The “Phone” category allows you to simulate incoming phone calls and text messages:
Figure 919: Emulator Extended Controls, Showing Phone
Dragging a window edge of the emulator window will change the scale used by the emulator. The entire emulator window is still there, just smaller or larger than before. The resulting window will have the proper aspect ratio, so if you drag the left or right side and shrink the window, it will shrink both vertically and horizontally.
Using your development machine’s native file manager (e.g., Nautilus
on Ubuntu Linux), you can drag-and-drop files into the emulator window.
If the file is an APK, it will be installed automatically, as if you had
installed it through the adb install
command. If the file is
anything else, it will be uploaded into the emulator’s Download/
directory on external storage. If your app has permission to work with
external storage, it can read the file from there.
Sometimes, you want an emulator without a GUI. Typically, this is used for continuous integration or some other server-based testing solution — you use the “headless” emulator to run tests, even on a machine that lacks any GUI capability.
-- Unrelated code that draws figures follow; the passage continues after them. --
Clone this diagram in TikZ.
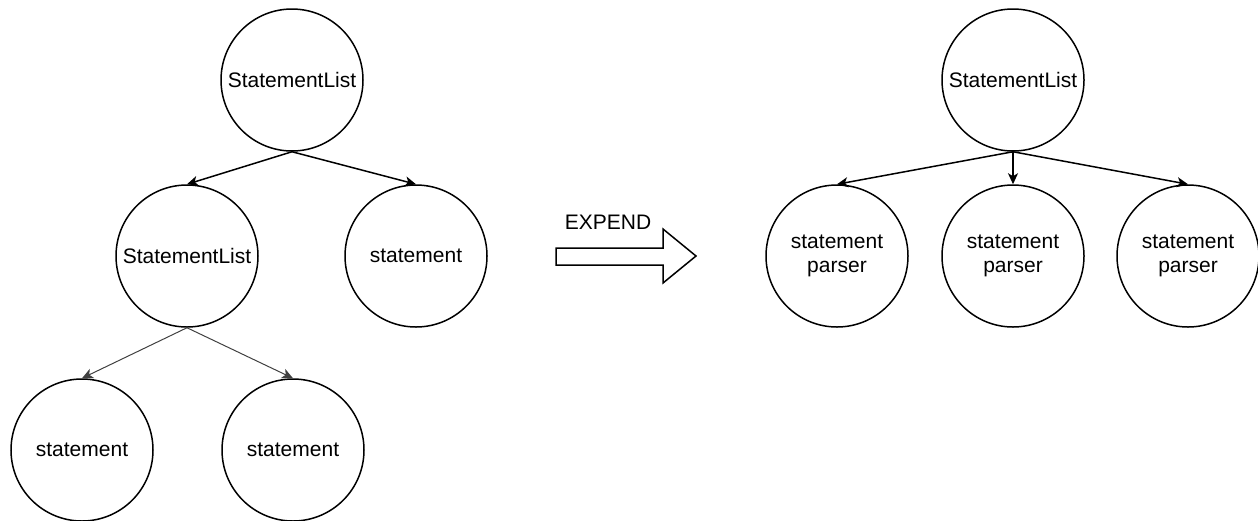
\documentclass[tikz,border=0pt]{standalone}
\usepackage{fontspec}
\setmainfont{Liberation Sans}
\usetikzlibrary{arrows.meta}
\begin{document}
\begin{tikzpicture}[x=1pt,y=-1pt,
  treenode/.style={circle,draw,line width=1.5pt,minimum size=142pt,inner sep=0pt,
                   align=center,font=\fontsize{21}{24}\selectfont},
  edge/.style={line width=1.5pt,-{Stealth[length=11pt,width=10pt,inset=3pt]}},
  thinedge/.style={edge,line width=1pt,draw=black!75}]
\useasboundingbox (0,0) rectangle (1258,520);

% left tree
\node[treenode] (root)  at (292,80)  {StatementList};
\node[treenode] (list)  at (187,256) {StatementList};
\node[treenode] (stA)   at (416,256) {statement};
\node[treenode] (stB)   at (82,450)  {statement};
\node[treenode] (stC)   at (293,450) {statement};

\draw[edge] (root.south) -- (list.north);
\draw[edge] (root.south) -- (stA.north);
\draw[thinedge] (list.south) -- (stB.north);
\draw[thinedge] (list.south) -- (stC.north);

% expansion arrow
\node[font=\fontsize{21}{24}\selectfont] (expend) at (608,222) {EXPEND};
\draw[line width=1.5pt,line join=miter]
  (556,248) -- (663,248) -- (663,229) -- (696,256) -- (663,283) -- (663,265) -- (556,265) -- cycle;

% right tree
\node[treenode] (rroot) at (1013,80)  {StatementList};
\node[treenode] (pA)    at (837,256)  {statement\\parser};
\node[treenode] (pB)    at (1013,256) {statement\\parser};
\node[treenode] (pC)    at (1188,256) {statement\\parser};

\draw[edge] (rroot.south) -- (pA.north);
\draw[edge] (rroot.south) -- (pB.north);
\draw[edge] (rroot.south) -- (pC.north);
\end{tikzpicture}
\end{document}
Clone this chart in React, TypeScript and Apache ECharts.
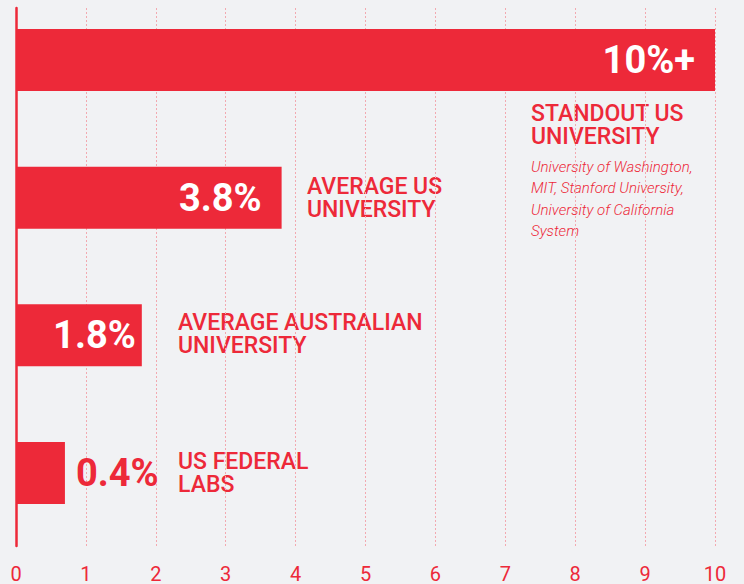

To do this, you will need to run the emulator from the command-line. Run
emulator -no-window -avd ...
, where ...
is the name of your AVD (e.g., the value in
the left column of the list of AVDs in the AVD Manager). To test this first in normal
mode, run the command without the -no-window
switch.
The simplest solution to get rid of the emulator instance is to kill
its process.
There are many other command-line switches for the emulator that you may wish to investigate. While most of these have UI analogues in the AVD Manager, the switches would be necessary to replicate some of those for headless operation.